Saturday, May 28, 2011

Three days all alone

Well, not really totally alone, since there were people in the towns where I stayed. But there are very few peregrinos on this camino, which is a shame, because it is beautiful -- especially in spring with the flowers. Though I lost the shade of the pine forests three days ago, the beauty of the meseta is that the flowers are incredible and sometimes just stretch endlessly. Lots of red, yellow, white, pink, purple, and blue, with fields of wheat, potatoes, lentils, and barley.

I´ve had to walk a couple of very short days because of the location of the albergues. My first day out of Valladolid, I was in a town called Ciguñuela, only about 13 kms from Valladolid. But the albergue was in the house where the teacher used to live and had been made into a very nice sleeping place for peregrinos. At about 5 in the afternoon, a bunch of women from the tiny town came to use the big industrial kitchen to make traditional sweets. They are having a bake sale to help pay attorney´s fees for a tae kwan do teacher they believe has been falsely accused of something (they didn´t say what, but I take it it was something connected with a young female student). They baked for hours and hours, concoctions made of lard, sugar, eggs, wine, and flour -- not exactly for those watching their weight, their blood sugar, or their cholesterol. It was fun talking to them, they thought I was crazy of course, but it was nice to have some human contact.

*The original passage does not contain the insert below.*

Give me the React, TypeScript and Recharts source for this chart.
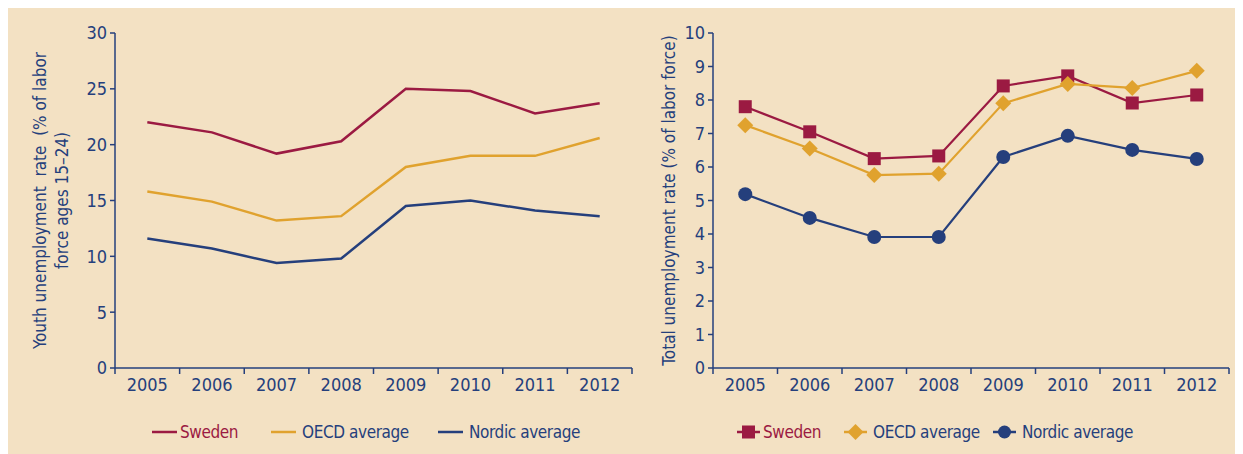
import React from 'react';
import { LineChart, Line, XAxis, YAxis, Label } from 'recharts';

const categories = ['2005', '2006', '2007', '2008', '2009', '2010', '2011', '2012'];
const youthSweden = [22.0, 21.1, 19.2, 20.3, 25.0, 24.8, 22.8, 23.7];
const youthOECD = [15.8, 14.9, 13.2, 13.6, 18.0, 19.0, 19.0, 20.6];
const youthNordic = [11.6, 10.7, 9.4, 9.8, 14.5, 15.0, 14.1, 13.6];
const totalSweden = [7.8, 7.05, 6.25, 6.33, 8.42, 8.72, 7.91, 8.15];
const totalOECD = [7.25, 6.55, 5.76, 5.8, 7.9, 8.48, 8.36, 8.87];
const totalNordic = [5.19, 4.48, 3.91, 3.91, 6.3, 6.93, 6.51, 6.24];
const youthTicks = [0, 5, 10, 15, 20, 25, 30];
const totalTicks = [0, 1, 2, 3, 4, 5, 6, 7, 8, 9, 10];
const seriesNames = ['Sweden', 'OECD average', 'Nordic average'];

const youthData = categories.map((year, i) => ({
  year,
  sweden: youthSweden[i],
  oecd: youthOECD[i],
  nordic: youthNordic[i],
}));
const totalData = categories.map((year, i) => ({
  year,
  sweden: totalSweden[i],
  oecd: totalOECD[i],
  nordic: totalNordic[i],
}));

const BG = '#f3e1c3';
const RED = '#9b1a42';
const GOLD = '#e0a22e';
const NAVY = '#253f7c';
const FONT = "'Liberation Sans Narrow', 'DejaVu Sans Condensed', 'Arial Narrow', sans-serif";
const FS = 18;

const TICK_SIZE = 6;
const TICK_MARGIN = 4;

function makeXTick(bandWidth: number) {
  return function XTick(props: any) {
    const { x, y, payload, index } = props;
    const half = payload && typeof payload.offset === 'number' && payload.offset > 0 ? payload.offset : bandWidth / 2;
    const axisY = y - TICK_MARGIN - TICK_SIZE;
    return (
      <g>
        <line x1={x - half} x2={x - half} y1={axisY} y2={axisY + TICK_SIZE} stroke={NAVY} strokeWidth={1.5} />
        {index === categories.length - 1 && (
          <line x1={x + half} x2={x + half} y1={axisY} y2={axisY + TICK_SIZE} stroke={NAVY} strokeWidth={1.5} />
        )}
        <text x={x} y={y} dy="0.71em" textAnchor="middle" fill={NAVY} fontSize={FS} fontFamily={FONT}>
          {payload.value}
        </text>
      </g>
    );
  };
}

const SquareDot = (props: any) => {
  const { cx, cy, index } = props;
  if (cx == null || cy == null) return <g key={`s${index}`} />;
  return <rect key={`s${index}`} x={cx - 6.5} y={cy - 6.5} width={13} height={13} fill={RED} />;
};
const DiamondDot = (props: any) => {
  const { cx, cy, index } = props;
  if (cx == null || cy == null) return <g key={`d${index}`} />;
  const r = 8;
  return (
    <polygon
      key={`d${index}`}
      points={`${cx},${cy - r} ${cx + r},${cy} ${cx},${cy + r} ${cx - r},${cy}`}
      fill={GOLD}
    />
  );
};
const CircleDot = (props: any) => {
  const { cx, cy, index } = props;
  if (cx == null || cy == null) return <g key={`c${index}`} />;
  return <circle key={`c${index}`} cx={cx} cy={cy} r={7} fill={NAVY} />;
};

function RotatedLabel(lines: string[], xs: number[]) {
  return (props: any) => {
    const vb = props.viewBox || {};
    const cy = (vb.y || 0) + (vb.height || 0) / 2;
    return (
      <g>
        {lines.map((t, i) => (
          <text
            key={i}
            x={xs[i]}
            y={cy}
            transform={`rotate(-90, ${xs[i]}, ${cy})`}
            textAnchor="middle"
            dominantBaseline="central"
            fill={NAVY}
            fontSize={17}
            fontFamily={FONT}
            style={{ whiteSpace: 'pre' }}
          >
            {t}
          </text>
        ))}
      </g>
    );
  };
}

function LegendIcon({ kind, color, marker }: { kind: string; color: string; marker: boolean }) {
  const w = marker ? 23 : 25;
  return (
    <svg width={w} height={16} style={{ display: 'block' }}>
      <line x1={0} x2={w} y1={8} y2={8} stroke={color} strokeWidth={2.5} />
      {marker && kind === 'square' && <rect x={w / 2 - 6.5} y={1.5} width={13} height={13} fill={color} />}
      {marker && kind === 'diamond' && (
        <polygon points={`${w / 2},0 ${w / 2 + 8},8 ${w / 2},16 ${w / 2 - 8},8`} fill={color} />
      )}
      {marker && kind === 'circle' && <circle cx={w / 2} cy={8} r={6.5} fill={color} />}
    </svg>
  );
}

function LegendRow({ lefts, marker }: { lefts: number[]; marker: boolean }) {
  const kinds = ['square', 'diamond', 'circle'];
  const colors = [RED, GOLD, NAVY];
  const textColors = [RED, NAVY, NAVY];
  return (
    <>
      {seriesNames.map((name, i) => (
        <div
          key={name}
          style={{
            position: 'absolute',
            left: lefts[i],
            top: 412,
            display: 'flex',
            alignItems: 'center',
            fontFamily: FONT,
            fontSize: 17,
            letterSpacing: -0.4,
            whiteSpace: 'nowrap',
          }}
        >
          <LegendIcon kind={kinds[i]} color={colors[i]} marker={marker} />
          <span style={{ color: textColors[i], marginLeft: i === 0 ? 3 : 6, lineHeight: '24px' }}>{name}</span>
        </div>
      ))}
    </>
  );
}

export default function App() {
  const leftBand = (624 - 107) / 8;
  const rightBand = (581 - 65) / 8;
  return (
    <div
      style={{
        width: 1235,
        height: 446,
        background: BG,
        display: 'flex',
        position: 'relative',
        fontFamily: FONT,
      }}
    >
      <div style={{ position: 'relative', width: 640, height: 446 }}>
        <LineChart width={640} height={446} data={youthData} margin={{ top: 25, right: 16, left: 0, bottom: 56 }}>
          <XAxis
            dataKey="year"
            scale="band"
            height={30}
            axisLine={{ stroke: NAVY, strokeWidth: 1.5 }}
            tickLine={false}
            tickSize={TICK_SIZE}
            tickMargin={TICK_MARGIN}
            interval={0}
            tick={makeXTick(leftBand)}
          />
          <YAxis
            width={107}
            domain={[0, 30]}
            ticks={youthTicks}
            interval={0}
            axisLine={{ stroke: NAVY, strokeWidth: 1.5 }}
            tickLine={{ stroke: NAVY, strokeWidth: 1.5 }}
            tickSize={5}
            tickMargin={3}
            tick={{ fill: NAVY, fontSize: FS, fontFamily: FONT }}
          >
            <Label content={RotatedLabel(['Youth unemployment  rate  (% of labor', 'force ages 15\u201324)'], [32, 54])} />
          </YAxis>
          <Line dataKey="sweden" stroke={RED} strokeWidth={2.5} dot={false} isAnimationActive={false} />
          <Line dataKey="oecd" stroke={GOLD} strokeWidth={2.5} dot={false} isAnimationActive={false} />
          <Line dataKey="nordic" stroke={NAVY} strokeWidth={2.5} dot={false} isAnimationActive={false} />
        </LineChart>
        <LegendRow lefts={[144, 263, 430]} marker={false} />
      </div>
      <div style={{ position: 'relative', width: 595, height: 446 }}>
        <LineChart width={595} height={446} data={totalData} margin={{ top: 25, right: 14, left: 0, bottom: 56 }}>
          <XAxis
            dataKey="year"
            scale="band"
            height={30}
            axisLine={{ stroke: NAVY, strokeWidth: 1.5 }}
            tickLine={false}
            tickSize={TICK_SIZE}
            tickMargin={TICK_MARGIN}
            interval={0}
            tick={makeXTick(rightBand)}
          />
          <YAxis
            width={65}
            domain={[0, 10]}
            ticks={totalTicks}
            interval={0}
            axisLine={{ stroke: NAVY, strokeWidth: 1.5 }}
            tickLine={{ stroke: NAVY, strokeWidth: 1.5 }}
            tickSize={5}
            tickMargin={3}
            tick={{ fill: NAVY, fontSize: FS, fontFamily: FONT }}
          >
            <Label content={RotatedLabel(['Total unemployment rate (% of labor force)'], [21])} />
          </YAxis>
          <Line dataKey="sweden" stroke={RED} strokeWidth={2.2} dot={SquareDot} isAnimationActive={false} />
          <Line dataKey="oecd" stroke={GOLD} strokeWidth={2.2} dot={DiamondDot} isAnimationActive={false} />
          <Line dataKey="nordic" stroke={NAVY} strokeWidth={2.2} dot={CircleDot} isAnimationActive={false} />
        </LineChart>
        <LegendRow lefts={[89, 196, 345]} marker={true} />
      </div>
    </div>
  );
}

The next day was a more standard 24 km to a town called Castromonte, which the guide I´m using describes as having a "delightful" plaza mayor and an "imposing" church spire. I´m all in favor of being generous with the adjectives, but these two were quite a stretch, IMO. But the albergue, now THAT was delightful! It is located in a school built in 1930, half is now the Casa de Cultura (where women go to dance and exercise, not sure what else happens there), and half is the albergue. I had a huge bedroom with about 10 bunks all to myself, not to mention the kitchen with fancy dancy washing machine (soap there for using, too!), stove, micro-wave, not to mention boiling hot water in the showers.




But it was a good think I brought the draft of my article to work on because it was a LONG afternoon. Luckily, the Bar Caribe in the "delightful" plaza mayor managed to scrounge up some eggs and chorizo for my lunch. When I went in to eat, there were several tables of workers eating their lunch, so I asked the guy behind the bar if I could eat. He asked -- ¿Trajiste la comida? (Did you bring your lunch?). Then I looked at the tables and saw that the workers were all eating out of their own lunch boxes, just drinking the bar´s wine and water. When I told him no, he graciously told me his wife would make me eggs and salad. Turns out the couple running this bar is 91, so you can imagine how guiltly I felt having her go to the special trouble of making my lunch.




Today was another short day to this town of Medina de Rioseco. Just 15 kms, through endless fields, but with a ton of birds singing. Here the albergue is in a convent from the XVI century run by the nuns -- private room, sheets, a towel, all for 6€. And the town itself is hopping with weekend visitors, since it has a lot of pretty squares, all colonnaded, and a big exhibition in the Santiago church, which I will be sure to visit this afternoon.


 
And then, bright and early tomorrow morning, my walk starts towards a town called Villalón, and the first 8 km are right on the side of the Canal de Castilla, heavily shaded and cool. The weather has been great so far, not a drop of rain has fallen on me, but I´m sure that will come at some point!